## Supplied material
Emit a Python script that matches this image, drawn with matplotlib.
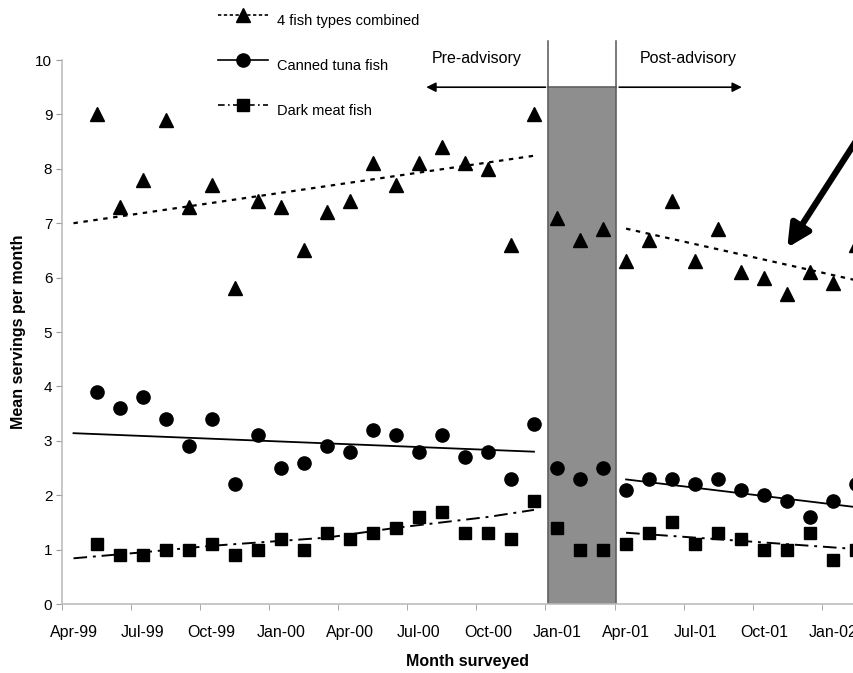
import matplotlib
matplotlib.use("Agg")
import matplotlib.pyplot as plt
import numpy as np
import pandas as pd
from matplotlib.lines import Line2D
from matplotlib.patches import Rectangle

plt.rcParams["font.family"] = ["Liberation Sans", "DejaVu Sans"]

# --- categorias mensais do eixo x (abr/99 a fev/02) ---
months = list(pd.period_range("1999-04", "2002-02", freq="M").strftime("%b-%y"))
surveyed = months[1:]          # primeira pesquisa em May-99

combined = [9.0, 7.3, 7.8, 8.9, 7.3, 7.7, 5.8, 7.4, 7.3, 6.5, 7.2, 7.4,
            8.1, 7.7, 8.1, 8.4, 8.1, 8.0, 6.6, 9.0,
            7.1, 6.7, 6.9,
            6.3, 6.7, 7.4, 6.3, 6.9, 6.1, 6.0, 5.7, 6.1, 5.9, 6.6]
tuna = [3.9, 3.6, 3.8, 3.4, 2.9, 3.4, 2.2, 3.1, 2.5, 2.6, 2.9, 2.8,
        3.2, 3.1, 2.8, 3.1, 2.7, 2.8, 2.3, 3.3,
        2.5, 2.3, 2.5,
        2.1, 2.3, 2.3, 2.2, 2.3, 2.1, 2.0, 1.9, 1.6, 1.9, 2.2]
dark = [1.1, 0.9, 0.9, 1.0, 1.0, 1.1, 0.9, 1.0, 1.2, 1.0, 1.3, 1.2,
        1.3, 1.4, 1.6, 1.7, 1.3, 1.3, 1.2, 1.9,
        1.4, 1.0, 1.0,
        1.1, 1.3, 1.5, 1.1, 1.3, 1.2, 1.0, 1.0, 1.3, 0.8, 1.0]

# linhas de tendência (pré e pós-aviso)
pre_months = ["Apr-99", "Dec-00"]
post_months = ["Apr-01", "Feb-02"]
combined_pre = [7.0, 8.24]
combined_post = [6.9, 5.95]
tuna_pre = [3.14, 2.80]
tuna_post = [2.29, 1.78]
dark_pre_months = ["Apr-99", "Jul-99", "Oct-99", "Mar-00", "Jun-00", "Oct-00", "Dec-00"]
dark_pre = [0.84, 0.95, 1.07, 1.22, 1.40, 1.60, 1.73]
dark_post = [1.31, 1.01]

advisory_months = ["Jan-01", "Mar-01"]   # periodo sombreado
series_names = ["4 fish types combined", "Canned tuna fish", "Dark meat fish"]


def pos(labels):
    return np.array([months.index(m) for m in labels], dtype=float)


x = pos(surveyed)

W, H = 854, 673
fig = plt.figure(figsize=(W / 100, H / 100), dpi=100)
ax = fig.add_axes([62 / W, 69 / H, 1 - 62 / W, 544 / H])
ax.set_xlim(-0.5, 33.9)
ax.set_ylim(0, 10)

lo, hi = pos(advisory_months)
left, right = lo - 0.38, hi + 0.58
ax.add_patch(Rectangle((left, 0), right - left, 9.5, facecolor="#8e8e8e",
                       edgecolor="#606060", lw=1.2, zorder=1))

dotted = (0, (2, 2.5))
dashdot = (0, (7, 3, 1.5, 3))
mk = dict(color="black", linestyle="none", zorder=3)

ax.plot(pos(pre_months), combined_pre, color="black", lw=1.6, ls=dotted, zorder=2)
ax.plot(pos(post_months), combined_post, color="black", lw=1.6, ls=dotted, zorder=2)
ax.plot(pos(pre_months), tuna_pre, color="black", lw=1.3, zorder=2)
ax.plot(pos(post_months), tuna_post, color="black", lw=1.3, zorder=2)
ax.plot(pos(dark_pre_months), dark_pre, color="black", lw=1.4, ls=dashdot, zorder=2)
ax.plot(pos(post_months), dark_post, color="black", lw=1.4, ls=dashdot, zorder=2)

ax.plot(x, combined, marker="^", ms=10, **mk)
ax.plot(x, tuna, marker="o", ms=9.5, **mk)
ax.plot(x, dark, marker="s", ms=9, **mk)

# legenda desenhada a mao (texto um pouco abaixo do simbolo)
styles = [dict(ls=(0, (2, 1.5)), marker="^", ms=10),
          dict(ls="-", marker="o", ms=9.5),
          dict(ls=(0, (4, 2, 1, 2)), marker="s", ms=9)]
for i, (name, st) in enumerate(zip(series_names, styles)):
    yy = 1 - (15 + 45 * i) / H
    fig.add_artist(Line2D([218 / W, 268 / W], [yy, yy], color="black", lw=1.2,
                          markevery=[], transform=fig.transFigure, ls=st["ls"]))
    fig.add_artist(Line2D([243 / W], [yy], color="black", marker=st["marker"],
                          ms=st["ms"], ls="none", transform=fig.transFigure))
    fig.text(277 / W, yy - 6 / H, name, fontsize=10.5, va="center", ha="left")

# marcacoes pre/pos-aviso
top = 10.35
for xv in (left, right):
    ax.plot([xv, xv], [9.5, top], color="#555555", lw=1.1, clip_on=False, zorder=2)
ax.annotate("", xy=(15.2, 9.5), xytext=(left, 9.5),
            arrowprops=dict(arrowstyle="-|>", color="black", lw=1.2, mutation_scale=14),
            annotation_clip=False)
ax.annotate("", xy=(29.15, 9.5), xytext=(right, 9.5),
            arrowprops=dict(arrowstyle="-|>", color="black", lw=1.2, mutation_scale=14),
            annotation_clip=False)
ax.text(17.5, 10.02, "Pre-advisory", ha="center", va="center", fontsize=11.5, clip_on=False)
ax.text(26.7, 10.02, "Post-advisory", ha="center", va="center", fontsize=11.5, clip_on=False)

# seta grossa apontando a queda pos-aviso
ax.annotate("", xy=(31.0, 6.55), xytext=(34.2, 8.65),
            arrowprops=dict(arrowstyle="-|>", color="black", lw=4.5, mutation_scale=34,
                            shrinkA=0, shrinkB=0),
            annotation_clip=False)

# eixos no estilo Excel
for s in ("top", "right"):
    ax.spines[s].set_visible(False)
for s in ("left", "bottom"):
    ax.spines[s].set_color("#bdbdbd")
    ax.spines[s].set_linewidth(1.2)

ax.set_yticks(range(0, 11))
ax.tick_params(axis="y", length=4, color="#9a9a9a", labelsize=11, pad=3)
ax.set_xticks(np.arange(0, len(months), 3))
ax.set_xticklabels(months[::3])
ax.set_xticks(np.arange(-0.5, 34, 3), minor=True)
ax.tick_params(axis="x", which="major", length=0, labelsize=11.5, pad=15)
ax.tick_params(axis="x", which="minor", length=4, color="#9a9a9a")

ax.set_xlabel("Month surveyed", fontsize=11.5, fontweight="bold")
ax.xaxis.set_label_coords((468 - 62) / 792, -0.092)
ax.set_ylabel("Mean servings per month", fontsize=11.5, fontweight="bold")
ax.yaxis.set_label_coords(-0.045, 0.5)

fig.savefig("out.png", dpi=100)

## What you have to do
Would you reproduce the lines above, from the very first through the line containing "dark_post = [1.31, 1.01]", exactly and without the pictures?

## Worked answer
Emit a Python script that matches this image, drawn with matplotlib.
import matplotlib
matplotlib.use("Agg")
import matplotlib.pyplot as plt
import numpy as np
import pandas as pd
from matplotlib.lines import Line2D
from matplotlib.patches import Rectangle

plt.rcParams["font.family"] = ["Liberation Sans", "DejaVu Sans"]

# --- categorias mensais do eixo x (abr/99 a fev/02) ---
months = list(pd.period_range("1999-04", "2002-02", freq="M").strftime("%b-%y"))
surveyed = months[1:]          # primeira pesquisa em May-99

combined = [9.0, 7.3, 7.8, 8.9, 7.3, 7.7, 5.8, 7.4, 7.3, 6.5, 7.2, 7.4,
            8.1, 7.7, 8.1, 8.4, 8.1, 8.0, 6.6, 9.0,
            7.1, 6.7, 6.9,
            6.3, 6.7, 7.4, 6.3, 6.9, 6.1, 6.0, 5.7, 6.1, 5.9, 6.6]
tuna = [3.9, 3.6, 3.8, 3.4, 2.9, 3.4, 2.2, 3.1, 2.5, 2.6, 2.9, 2.8,
        3.2, 3.1, 2.8, 3.1, 2.7, 2.8, 2.3, 3.3,
        2.5, 2.3, 2.5,
        2.1, 2.3, 2.3, 2.2, 2.3, 2.1, 2.0, 1.9, 1.6, 1.9, 2.2]
dark = [1.1, 0.9, 0.9, 1.0, 1.0, 1.1, 0.9, 1.0, 1.2, 1.0, 1.3, 1.2,
        1.3, 1.4, 1.6, 1.7, 1.3, 1.3, 1.2, 1.9,
        1.4, 1.0, 1.0,
        1.1, 1.3, 1.5, 1.1, 1.3, 1.2, 1.0, 1.0, 1.3, 0.8, 1.0]

# linhas de tendência (pré e pós-aviso)
pre_months = ["Apr-99", "Dec-00"]
post_months = ["Apr-01", "Feb-02"]
combined_pre = [7.0, 8.24]
combined_post = [6.9, 5.95]
tuna_pre = [3.14, 2.80]
tuna_post = [2.29, 1.78]
dark_pre_months = ["Apr-99", "Jul-99", "Oct-99", "Mar-00", "Jun-00", "Oct-00", "Dec-00"]
dark_pre = [0.84, 0.95, 1.07, 1.22, 1.40, 1.60, 1.73]
dark_post = [1.31, 1.01]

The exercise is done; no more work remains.